People were especially shaken by the November 1905 death of Union College halfback Harold Moore, who died of a cerebral hemorrhage after being kicked in the head while trying to tackle a New York University player. A cartoon in the Cincinnati Commercial Tribune showed the Grim Reaper atop a goal post.

"There’s this social and political movement that rises up to outlaw the sport. It’s led by the president of Harvard and a number of other well-known figures. They equate football with homicide and think it has no place in civilized society and they just want to get rid of it," said John J. Miller, author of "The Big Scrum: How Teddy Roosevelt Saved Football."

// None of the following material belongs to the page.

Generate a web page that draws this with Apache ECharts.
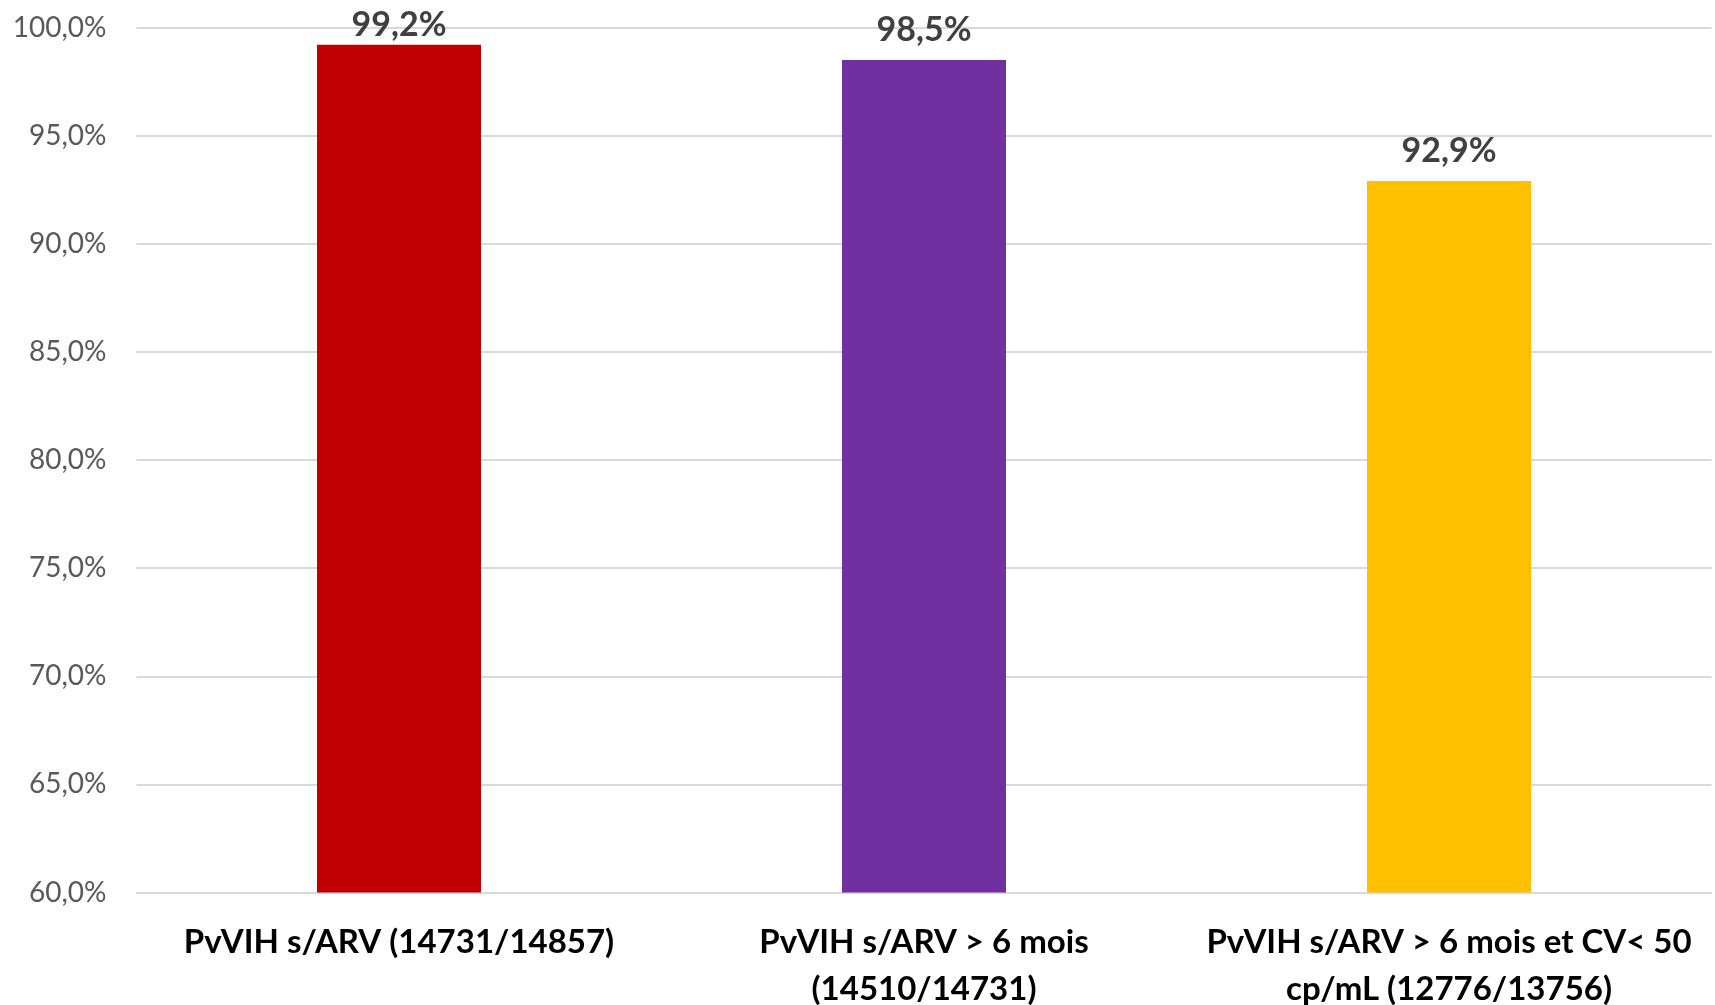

Columbia, Duke and Northwestern suspended their football programs. Secretary of War William Howard Taft said he would "make an example of any West Point cadet who plays rough football" and have him dismissed if necessary.  According to The New York Times, Harvard President Charles Eliot said that football was "more brutalizing than prizefighting, cockfighting or bullfighting." Other schools switched from football to rugby. Roosevelt wanted to reform the game but complained in a letter that Eliot wanted to "emasculate" it.

Roosevelt again called Harvard, Yale and other football coaches and officials to the White House in December 1905, "with a view to such modifications of the rules as would eliminate its brutal features," the Post wrote.

Roosevelt was, in many ways, trying to negotiate between two factions: Harvard coach William T. Reid, Jr., who wanted to reform the game, and Yale Coach Walter Camp, known as the "father of American football," who did not, said Miller.

A committee was formed after the 1905 season - spurred in large part by Moore's death - to look at changing the rules. Reid played a prominent role, as did Paul Dashiell, then the head coach at the U.S. Naval Academy, whom Roosevelt conscripted to sit on the rules committee.

Roosevelt, Miller said, played a big role behind the scenes. But Michael Oriard, a football cultural historian and retired American literature professor at Oregon State University, said in an interview that Roosevelt’s role in reforming the sport has become exaggerated over the year.

“Roosevelt’s actual impact was not nearly as big as some people would claim,” said Oriard, a former Kansas City Chiefs offensive lineman. Was it not for the death of Moore, Oriard said, "things would not have changed.”

The rules were changed for the 1906 season, but confusion reigned. The Post recruited the head coach at Swarthmore College to write a series of articles called "How to Play Football." 

The new rules allowed for forward passing of the ball - adding the position now known as wide receiver and turning football into the sport we're now familiar with. Allowing the forward pass opened up the game, spreading the players out across the entire field. It was a change designed to eliminate packs of players scrambling and viciously vying for the football, which is where many injuries were sustained. The new rules stopped the game when a player fell on the ball in order to eliminate heaps of men trying to get the ball, and allowed the ball to be kicked down the field.

It took a few years for the rules to shake out, Miller said. In 1913, a university in rural Indiana cemented its football legacy by demonstrating a proficiency at the passing game, establishing the gridiron legend of Notre Dame. In 1920, the National Football League was founded.

The most important safety feature we now have - helmets - were not required until much later. The NCAA made helmets mandatory in 1939, according to "The Anatomy of a Game: Football, the Rules and the Men Who Made the Game," by David M. Nealson. The NFL required helmets in 1943. The NFL has not mandated helmet models that have shown in tests to be better against shielding the head against hits that can cause concussions.

The White House's prior role in reforming football was not known to the current administration. Administration officials were not aware of Roosevelt’s efforts to impose greater safeguards on football until planning for the summit was underway, according to a White House aide.

Juliet Eilperin contributed reporting.